Mall owner asks county to allow reopenings

Wave Wire Services

LOS ANGELES — One day after a group of business owners filed a federal lawsuit against Los Angeles County, challenging its COVID-19-related closure of Del Amo Fashion Center, the largest operator of indoor malls in the region pressed for the reopening of its shopping centers for the sake of store owners, employees and tax revenue.

In a letter to the Los Angeles County Board of Supervisors, Unibail-Rodamco-Westfield writes that the county’s treatment of indoor malls “appears to be arbitrary and based on the misconception that these facilities are less safe than functionally equivalent big box retailers that have been allowed to operate throughout the pandemic.”

Westfield — which operates malls in Century City, Culver City, Sherman Oaks, Valencia, Canoga Park and Arcadia — argues that indoor malls are safer than other retailers.

“They have significantly larger interior pavilion space, easily separated entrances and exits, as well as extensive security infrastructure; all of which allows indoor malls to maintain separation among guests that is not possible at the average grocery store or big box retailer,” according to the letter signed by Jean-Marie Tritant, the company’s president for United States operations.

There is no doubt that indoor malls are as safe, if not safer, than hair salons, which the county has seen fit to allow to operate while refusing indoor malls the same right.”

The letter comes a day after the county was hit with a proposed class action suit filed Sept. 10 in federal court challenging its COVID-19-related closure of Del Amo Fashion Center in Torrance and other indoor malls.

The decision not to allow indoor malls to open in Los Angeles County appears unfair since the malls are open and operating safely elsewhere in the state, the complaint contends.

However, indoor shopping centers and their interior retailers in the county “uniquely remain closed, and many of their employees … remain out of work — without any explanation or any scientific support,” the complaint alleges.

According to attorneys for plaintiffs Del Amo Fashion Center Operating Co.

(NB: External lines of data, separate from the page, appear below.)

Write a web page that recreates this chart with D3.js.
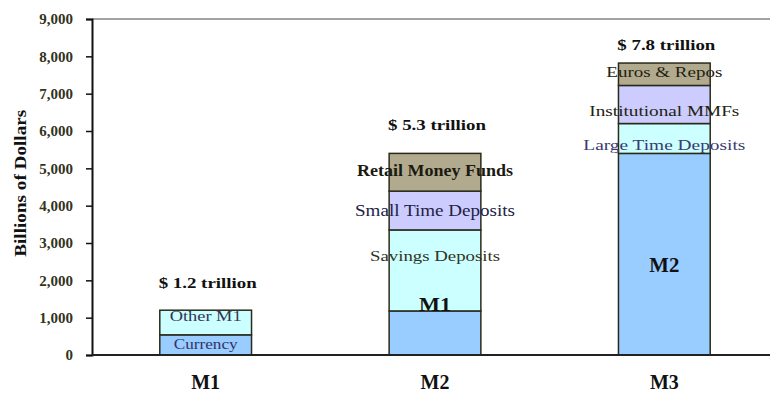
<!DOCTYPE html>
<html>
<head>
<meta charset="utf-8">
<script src="https://cdn.jsdelivr.net/npm/d3@7"></script>
<style>
  html, body { margin: 0; padding: 0; background: #fff; }
  svg { display: block; font-family: "Liberation Serif", "Times New Roman", serif; }
</style>
</head>
<body>
<svg id="chart" width="770" height="396"></svg>
<script>
// ---- data ----
const categories = ["M1", "M2", "M3"];
const totalLabels = ["$ 1.2 trillion", "$ 5.3 trillion", "$ 7.8 trillion"];
const m1Components = ["Currency", "Other M1"];
const m1Values = [540, 660];
const m2Components = ["M1", "Savings Deposits", "Small Time Deposits", "Retail Money Funds"];
const m2Values = [1180, 2170, 1040, 1010];
const m3Components = ["M2", "Large Time Deposits", "Institutional MMFs", "Euros & Repos"];
const m3Values = [5400, 800, 1020, 600];
const yTicks = [0, 1000, 2000, 3000, 4000, 5000, 6000, 7000, 8000, 9000];
const yTitle = "Billions of Dollars";

// ---- layout ----
const svg = d3.select("#chart");
const plotLeft = 92, plotRight = 770, plotTop = 19, plotBottom = 355;
const fillByLevel = ["#99ccff", "#ccffff", "#ccccff", "#b2aa8e"];

const x = d3.scaleBand().domain(categories).range([91, 779]).paddingInner(0.6).paddingOuter(0.3);
const y = d3.scaleLinear().domain([0, 9000]).range([plotBottom, plotTop]);

// top gray border
svg.append("line").attr("x1", plotLeft).attr("x2", plotRight).attr("y1", y(9000)).attr("y2", y(9000))
  .attr("stroke", "#a3a3a3").attr("stroke-width", 2);

const stacks = [
  { names: m1Components, values: m1Values },
  { names: m2Components, values: m2Values },
  { names: m3Components, values: m3Values }
];

const segs = [];
stacks.forEach((s, i) => {
  let acc = 0;
  s.values.forEach((v, j) => {
    segs.push({ cat: categories[i], name: s.names[j], level: j, y0: acc, y1: acc + v });
    acc += v;
  });
});

svg.append("g").selectAll("rect").data(segs).join("rect")
  .attr("x", d => x(d.cat))
  .attr("width", x.bandwidth())
  .attr("y", d => y(d.y1))
  .attr("height", d => y(d.y0) - y(d.y1))
  .attr("fill", d => fillByLevel[d.level])
  .attr("stroke", "#2a2a1a")
  .attr("stroke-width", 1.5);

// segment labels (style: font size, vertical nudge, colour, weight, stretched width)
const labelStyle = {
  "Currency":            { size: 14, dy: 0,   color: "#333366", weight: "normal", len: 64 },
  "Other M1":            { size: 14, dy: -6,  color: "#333355", weight: "normal", len: 72 },
  "M1":                  { size: 19, dy: -28, color: "#111",    weight: "bold",   len: 32 },
  "Savings Deposits":    { size: 15, dy: -14, color: "#333322", weight: "normal", len: 130 },
  "Small Time Deposits": { size: 16, dy: 0,   color: "#222244", weight: "normal", len: 160 },
  "Retail Money Funds":  { size: 16, dy: -2,  color: "#1a1a10", weight: "bold",   len: 156 },
  "M2":                  { size: 21, dy: 11,  color: "#111",    weight: "bold",   len: 30 },
  "Large Time Deposits": { size: 15, dy: 7,   color: "#3a3a70", weight: "normal", len: 162 },
  "Institutional MMFs":  { size: 15, dy: 7,   color: "#222211", weight: "normal", len: 150 },
  "Euros & Repos":       { size: 15, dy: -2,  color: "#222211", weight: "normal", len: 116 }
};
svg.append("g").selectAll("text").data(segs).join("text")
  .attr("x", d => x(d.cat) + x.bandwidth() / 2)
  .attr("y", d => (y(d.y0) + y(d.y1)) / 2 + labelStyle[d.name].dy)
  .attr("text-anchor", "middle")
  .attr("dominant-baseline", "central")
  .attr("font-size", d => labelStyle[d.name].size)
  .attr("font-weight", d => labelStyle[d.name].weight)
  .attr("fill", d => labelStyle[d.name].color)
  .attr("textLength", d => labelStyle[d.name].len)
  .attr("lengthAdjust", "spacingAndGlyphs")
  .text(d => d.name);

// totals
const totals = stacks.map(s => d3.sum(s.values));
const totalOffset = [-27, -28, -18];
svg.append("g").selectAll("text").data(categories).join("text")
  .attr("x", (d, i) => x(d) + x.bandwidth() / 2 + 2)
  .attr("y", (d, i) => y(totals[i]) + totalOffset[i])
  .attr("text-anchor", "middle")
  .attr("dominant-baseline", "central")
  .attr("font-size", 15)
  .attr("font-weight", "bold")
  .attr("fill", "#111")
  .attr("textLength", 98)
  .attr("lengthAdjust", "spacingAndGlyphs")
  .text((d, i) => totalLabels[i]);

// y axis
const yAxis = svg.append("g").attr("transform", `translate(${plotLeft},0)`)
  .call(d3.axisLeft(y).tickValues(yTicks).tickFormat(d3.format(",")).tickSizeOuter(0).tickSize(6).tickPadding(13));
yAxis.select(".domain").attr("stroke", "#111").attr("stroke-width", 2);
yAxis.selectAll(".tick line").attr("stroke", "#111").attr("stroke-width", 1.5);
yAxis.selectAll(".tick text").attr("font-size", 15).attr("font-family", "Liberation Serif, serif")
  .attr("fill", "#333320").attr("font-weight", "bold");

// x axis
const xAxis = svg.append("g").attr("transform", `translate(0,${plotBottom})`)
  .call(d3.axisBottom(x).tickSize(0).tickPadding(20));
xAxis.select(".domain").remove();
svg.append("line").attr("x1", plotLeft).attr("x2", plotRight).attr("y1", plotBottom).attr("y2", plotBottom)
  .attr("stroke", "#222").attr("stroke-width", 2);
xAxis.selectAll(".tick text").attr("font-size", 20).attr("font-weight", "bold")
  .attr("font-family", "Liberation Serif, serif").attr("fill", "#111");

// y title
svg.append("text")
  .attr("transform", `translate(20,${y(4600)}) rotate(-90)`)
  .attr("text-anchor", "middle")
  .attr("dominant-baseline", "central")
  .attr("font-size", 17)
  .attr("font-weight", "bold")
  .attr("fill", "#111")
  .attr("textLength", 147)
  .attr("lengthAdjust", "spacingAndGlyphs")
  .text(yTitle);
</script>
</body>
</html>
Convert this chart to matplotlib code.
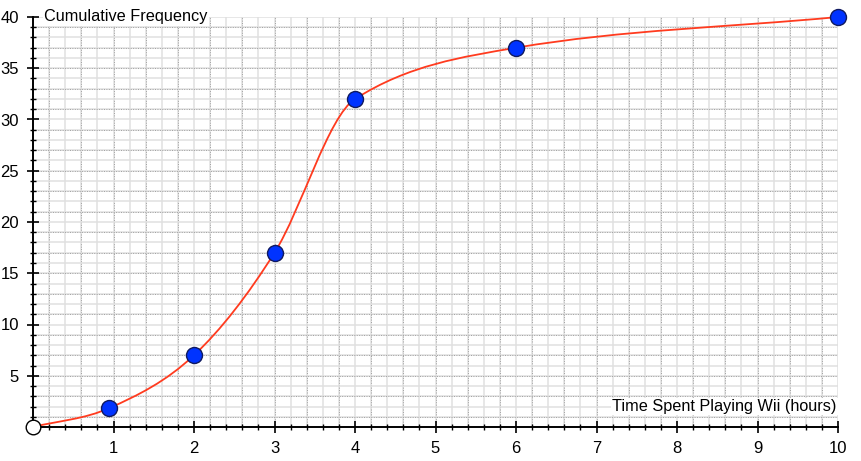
import matplotlib
matplotlib.use("Agg")
import matplotlib.pyplot as plt
import numpy as np
from matplotlib.path import Path
from matplotlib.patches import PathPatch
from matplotlib.ticker import MultipleLocator

plt.rcParams['font.family'] = ['Liberation Sans', 'DejaVu Sans']

# cumulative frequency data
hours = [0, 0.95, 2, 3, 4, 6, 10]
cum_freq = [0, 1.85, 7, 17, 32, 37, 40]
x_ticks = [1, 2, 3, 4, 5, 6, 7, 8, 9, 10]
y_ticks = [5, 10, 15, 20, 25, 30, 35, 40]

fig = plt.figure(figsize=(8.62, 4.61), dpi=100)
ax = fig.add_axes([33 / 862, 1 - 427 / 461, 805 / 862, 410 / 461])
ax.set_xlim(0, 10)
ax.set_ylim(0, 40)

# grid: light solid lines, every other one with a dotted darker overlay
for k, gx in enumerate(np.arange(0.2, 10.01, 0.2)):
    ax.axvline(gx, color='#e0e0e0', lw=1.1, zorder=0)
    if k % 2 == 0:
        ax.axvline(gx, color='#a0a0a0', lw=0.7, ls=(0, (1, 1.5)), zorder=0)
for gy in range(1, 41):
    ax.axhline(gy, color='#e0e0e0', lw=1.1, zorder=0)
    if gy % 2 == 1:
        ax.axhline(gy, color='#a0a0a0', lw=0.7, ls=(0, (1, 1.5)), zorder=0)

# smooth curve through the points (Hermite segments as cubic Beziers)
x = np.array(hours, dtype=float)
y = np.array(cum_freq, dtype=float)
m = np.zeros_like(y)
m[0] = (y[1] - y[0]) / (x[1] - x[0])
m[-1] = 0.75
for i in range(1, len(x) - 1):
    m[i] = (y[i + 1] - y[i - 1]) / (x[i + 1] - x[i - 1])
m[4] = 5.0  # sharper bend at 4 hours as in the original
verts = [(x[0], y[0])]
codes = [Path.MOVETO]
for i in range(len(x) - 1):
    h = x[i + 1] - x[i]
    verts += [(x[i] + h / 3, y[i] + m[i] * h / 3),
              (x[i + 1] - h / 3, y[i + 1] - m[i + 1] * h / 3),
              (x[i + 1], y[i + 1])]
    codes += [Path.CURVE4] * 3
ax.add_patch(PathPatch(Path(verts, codes), facecolor='none',
                       edgecolor='#ff3b1f', lw=1.3, zorder=3, clip_on=False))

ax.plot(hours[1:], cum_freq[1:], 'o', ms=11.5, mfc='#0033ff', mec='#101a60',
        mew=1.0, zorder=4, clip_on=False)
ax.plot(hours[0], cum_freq[0], 'o', ms=10.5, mfc='white', mec='black',
        mew=1.0, zorder=4, clip_on=False)

for s in ['top', 'right']:
    ax.spines[s].set_visible(False)
for s in ['left', 'bottom']:
    ax.spines[s].set_linewidth(1.4)
    ax.spines[s].set_zorder(2)

ax.set_xticks(x_ticks)
ax.set_yticks(y_ticks)
ax.xaxis.set_minor_locator(MultipleLocator(0.2))
ax.yaxis.set_minor_locator(MultipleLocator(1))
ax.tick_params(which='major', direction='inout', length=8, width=1.2,
               labelsize=12, pad=6, colors='black')
ax.tick_params(which='minor', direction='inout', length=5, width=1.0)

ax.text(0.14, 40, 'Cumulative Frequency', fontsize=11.7, ha='left',
        va='center', bbox=dict(facecolor='white', edgecolor='none', pad=1),
        zorder=5)
ax.text(9.98, 2.0, 'Time Spent Playing Wii (hours)', fontsize=11.7,
        ha='right', va='center',
        bbox=dict(facecolor='white', edgecolor='none', pad=1), zorder=5)

fig.savefig('out.png', dpi=100)
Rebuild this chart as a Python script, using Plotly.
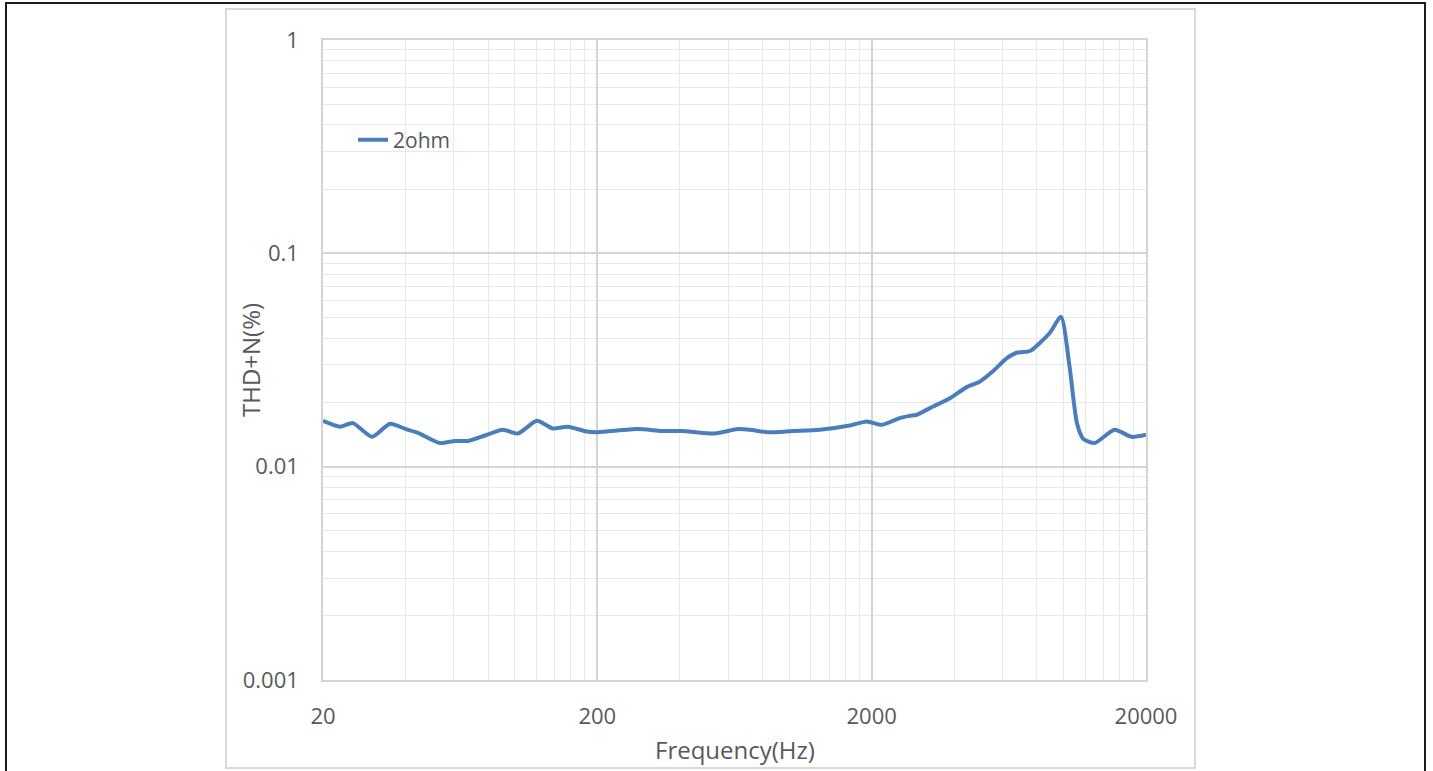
import plotly.graph_objects as go

# ---- data ----
freq_hz = [20, 23.1, 25.7, 30.2, 35.1, 40.1, 44.4, 53.4, 60.5, 67.5, 77.9, 90.5,
           102.7, 120.4, 137.7, 156.1, 183, 200.8, 280.9, 343.6, 406.3, 535.9,
           650, 719, 836, 1031, 1293, 1663, 1920, 2175, 2530, 2750, 2917, 3337,
           3849, 4438, 4948, 5518, 6206, 6750, 7402, 7655, 8904, 9800, 10530,
           11200, 11800, 12986, 15353, 17710, 20000]
thdn_pct = [0.0164, 0.0154, 0.0160, 0.0138, 0.0159, 0.0150, 0.0144, 0.0129, 0.0132,
            0.0132, 0.0140, 0.0149, 0.0143, 0.0164, 0.0151, 0.0154, 0.0146, 0.0145,
            0.0150, 0.0147, 0.0147, 0.0143, 0.0150, 0.0149, 0.0145, 0.0147, 0.0149,
            0.0156, 0.0163, 0.0157, 0.0169, 0.0173, 0.0175, 0.0191, 0.0209, 0.0236,
            0.0250, 0.0279, 0.0322, 0.0342, 0.0346, 0.0352, 0.0422, 0.0505, 0.0294,
            0.0160, 0.0135, 0.0129, 0.0149, 0.0138, 0.0141]
series_name = "2ohm"

x_major = [20, 200, 2000, 20000]
x_major_text = ["20", "200", "2000", "20000"]
y_major = [0.001, 0.01, 0.1, 1]
y_major_text = ["0.001", "0.01", "0.1", "1"]
x_minor = [m * d for d in (20, 200, 2000) for m in range(2, 10)]
y_minor = [m * d for d in (0.001, 0.01, 0.1) for m in range(2, 10)]

x_title = "Frequency(Hz)"
y_title = "THD+N(%)"

FONT = "Open Sans"
TXT = "#595959"
MAJOR = "#d4d4d4"
MINOR = "#e8e8e8"

fig = go.Figure()
fig.add_trace(go.Scatter(
    x=freq_hz, y=thdn_pct, mode="lines", name=series_name,
    line=dict(color="#4A7EBB", width=4, shape="spline", smoothing=0.6),
))

L, R, T, B = 323, 287, 40, 91
W, H = 1433, 771
pw, ph = W - L - R, H - T - B

def px_x(p):
    return (p - L) / pw

def px_y(p):
    return (H - B - p) / ph

fig.update_layout(
    width=W, height=H,
    margin=dict(l=L, r=R, t=T, b=B, autoexpand=False),
    paper_bgcolor="white", plot_bgcolor="white",
    font=dict(family=FONT, size=21, color=TXT),
    showlegend=True,
    legend=dict(x=px_x(353), y=px_y(140), xanchor="left", yanchor="middle",
                bgcolor="rgba(0,0,0,0)", font=dict(size=21, color=TXT)),
    xaxis=dict(type="log", range=[1.30103, 4.30103],
               tickvals=x_major, ticktext=x_major_text,
               showgrid=True, gridcolor=MAJOR, gridwidth=1.5,
               minor=dict(tickvals=x_minor, showgrid=True, gridcolor=MINOR, gridwidth=1.2),
               showline=True, mirror=True, linecolor=MAJOR, linewidth=1.5,
               zeroline=False, ticks="", ticklabelstandoff=16,
               tickfont=dict(size=22, color=TXT)),
    yaxis=dict(type="log", range=[-3, 0],
               tickvals=y_major, ticktext=y_major_text,
               showgrid=True, gridcolor=MAJOR, gridwidth=1.5,
               minor=dict(tickvals=y_minor, showgrid=True, gridcolor=MINOR, gridwidth=1.2),
               showline=True, mirror=True, linecolor=MAJOR, linewidth=1.5,
               zeroline=False, ticks="", ticklabelstandoff=18,
               tickfont=dict(size=22, color=TXT)),
    annotations=[
        dict(text=x_title, xref="paper", yref="paper", x=px_x(735), y=px_y(749),
             xanchor="center", yanchor="middle", showarrow=False,
             font=dict(family=FONT, size=24, color=TXT)),
        dict(text=y_title, xref="paper", yref="paper", x=px_x(250), y=px_y(360),
             xanchor="center", yanchor="middle", showarrow=False, textangle=-90,
             font=dict(family=FONT, size=24, color=TXT)),
    ],
    shapes=[
        dict(type="rect", xref="paper", yref="paper",
             x0=px_x(226), x1=px_x(1195), y0=px_y(768), y1=px_y(9),
             line=dict(color="#d9d9d9", width=2), fillcolor="rgba(0,0,0,0)", layer="below"),
        dict(type="rect", xref="paper", yref="paper",
             x0=px_x(6), x1=px_x(1425), y0=px_y(790), y1=px_y(3),
             line=dict(color="#1a1a1a", width=2), fillcolor="rgba(0,0,0,0)", layer="below"),
    ],
)

fig.write_html("out.html")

LLC and retailer Rivas Sports Inc., no evidence shows that indoor malls pose a greater risk of spreading COVID-19 than other retailers, including hair salons and barbershops, which the county has allowed to reopen.

The county’s Department of Public Health declined to comment on the pending litigation, but stated that it continues to apply science and state health guidelines as signposts to reopenings.

From the onset of the pandemic, Los Angeles County has been intensely committed to protecting the health and safety of its residents through an unprecedented crisis using science and data and responding in real time to a deadly and previously unknown virus that has tragically claimed thousands of lives and upended life for millions of people — not just in Los Angeles County but across the nation and around the world,” according to the county’s statement.

The retailers allege that their due process rights are being violated because they have been allowed no way to challenge what they say is the “lack of any rational basis for the county order.”

According to its letter, Westfield malls collectively employ over 24,000 local residents, “making us one of the 10 largest sources of employment locally — including being the second largest source of employment in the corporate sector. Our local shopping centers generate approximately $400 million in sales taxes and over $40 million in real estate taxes on an annual basis.”

The decision to prohibit indoor malls from operating, “while allowing functionally equivalent, large retailers to operate inflicts undue hardship on URW, our tenants, and the thousands of Angelenos whose livelihoods depend on indoor malls being open,” according to the letter.